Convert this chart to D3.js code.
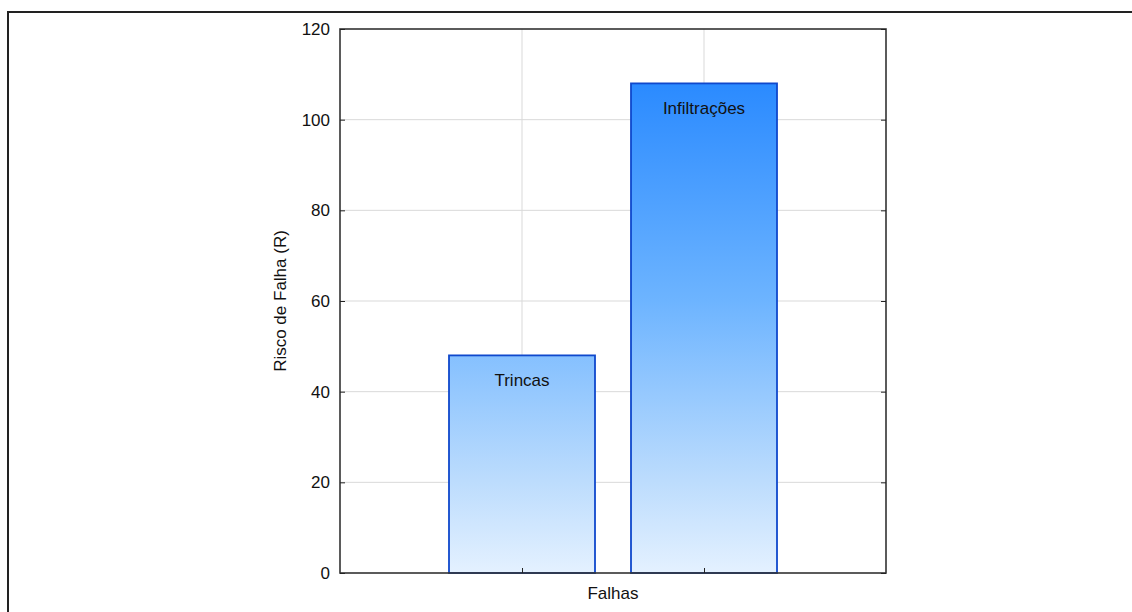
<!DOCTYPE html>
<html>
<head>
<meta charset="utf-8">
<script src="https://cdn.jsdelivr.net/npm/d3@7"></script>
<style>
  html, body { margin: 0; padding: 0; background: #fff; }
  svg { display: block; }
  text { font-family: "Liberation Sans", Arial, sans-serif; }
</style>
</head>
<body>
<svg id="chart" width="1132" height="612"></svg>
<script>
const categories = ["Trincas", "Infiltrações"];
const values = [48, 108];
const yTicks = [0, 20, 40, 60, 80, 100, 120];
const xTitle = "Falhas";
const yTitle = "Risco de Falha (R)";

const svg = d3.select("#chart");
const W = 1132, H = 612;
const m = { left: 340, top: 29, right: 886, bottom: 573 };
const FS = 17;

// outer frame
svg.append("rect")
  .attr("x", 8).attr("y", 12)
  .attr("width", W).attr("height", H)
  .attr("fill", "none").attr("stroke", "#222").attr("stroke-width", 2);

const x = d3.scalePoint().domain(categories).range([m.left, m.right]).padding(1);
const y = d3.scaleLinear().domain([0, 120]).range([m.bottom, m.top]);
const barW = 146;

const defs = svg.append("defs");
const grad = defs.append("linearGradient")
  .attr("id", "barGrad")
  .attr("gradientUnits", "userSpaceOnUse")
  .attr("x1", 0).attr("x2", 0)
  .attr("y1", y(0)).attr("y2", y(120));
grad.append("stop").attr("offset", "0%").attr("stop-color", "#e4f1ff");
grad.append("stop").attr("offset", "17%").attr("stop-color", "#bcdcfd");
grad.append("stop").attr("offset", "50%").attr("stop-color", "#6db4ff");
grad.append("stop").attr("offset", "100%").attr("stop-color", "#1a80ff");

// grid
const g = svg.append("g");
g.selectAll("line.hg").data(yTicks.filter(t => t > 0 && t < 120)).join("line")
  .attr("x1", m.left).attr("x2", m.right)
  .attr("y1", d => y(d)).attr("y2", d => y(d))
  .attr("stroke", "#d9d9d9").attr("stroke-width", 1);
g.selectAll("line.vg").data(categories).join("line")
  .attr("x1", d => x(d)).attr("x2", d => x(d))
  .attr("y1", m.top).attr("y2", m.bottom)
  .attr("stroke", "#d9d9d9").attr("stroke-width", 1);

// bars
svg.selectAll("rect.bar").data(categories).join("rect")
  .attr("class", "bar")
  .attr("x", d => x(d) - barW / 2)
  .attr("y", (d, i) => y(values[i]))
  .attr("width", barW)
  .attr("height", (d, i) => y(0) - y(values[i]))
  .attr("fill", "url(#barGrad)")
  .attr("stroke", "#0f48cc").attr("stroke-width", 1.8);

// bar labels
svg.selectAll("text.bl").data(categories).join("text")
  .attr("x", d => x(d))
  .attr("y", (d, i) => y(values[i]) + 31)
  .attr("text-anchor", "middle")
  .attr("font-size", FS)
  .attr("fill", "#111")
  .text(d => d);

// plot frame
svg.append("rect")
  .attr("x", m.left).attr("y", m.top)
  .attr("width", m.right - m.left).attr("height", m.bottom - m.top)
  .attr("fill", "none").attr("stroke", "#333").attr("stroke-width", 1.6);

// axes
const yAxisL = d3.axisLeft(y).tickValues(yTicks).tickSize(-5).tickPadding(10);
const gl = svg.append("g").attr("transform", `translate(${m.left},0)`).call(yAxisL);
gl.select(".domain").remove();
gl.selectAll(".tick line").attr("stroke", "#222");
gl.selectAll(".tick text").attr("font-size", FS).attr("fill", "#111")
  .attr("font-family", "Liberation Sans, Arial, sans-serif");

const yAxisR = d3.axisRight(y).tickValues(yTicks).tickSize(-5).tickFormat("");
const gr = svg.append("g").attr("transform", `translate(${m.right},0)`).call(yAxisR);
gr.select(".domain").remove();
gr.selectAll(".tick line").attr("stroke", "#222");

const xAxis = d3.axisBottom(x).tickSize(-5).tickFormat("");
const gx = svg.append("g").attr("transform", `translate(0,${m.bottom})`).call(xAxis);
gx.select(".domain").remove();
gx.selectAll(".tick line").attr("stroke", "#222");

// titles
svg.append("text")
  .attr("x", (m.left + m.right) / 2).attr("y", 599)
  .attr("text-anchor", "middle").attr("font-size", FS).attr("fill", "#111")
  .text(xTitle);
svg.append("text")
  .attr("transform", `translate(286,${(m.top + m.bottom) / 2}) rotate(-90)`)
  .attr("text-anchor", "middle").attr("font-size", FS).attr("fill", "#111")
  .text(yTitle);
</script>
</body>
</html>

──────────────────────────────

▶ REQUIRED WORK
A number is the only answer here: how many lines of the material above contain "chart"?

▶ EXERCISE OUTPUT
3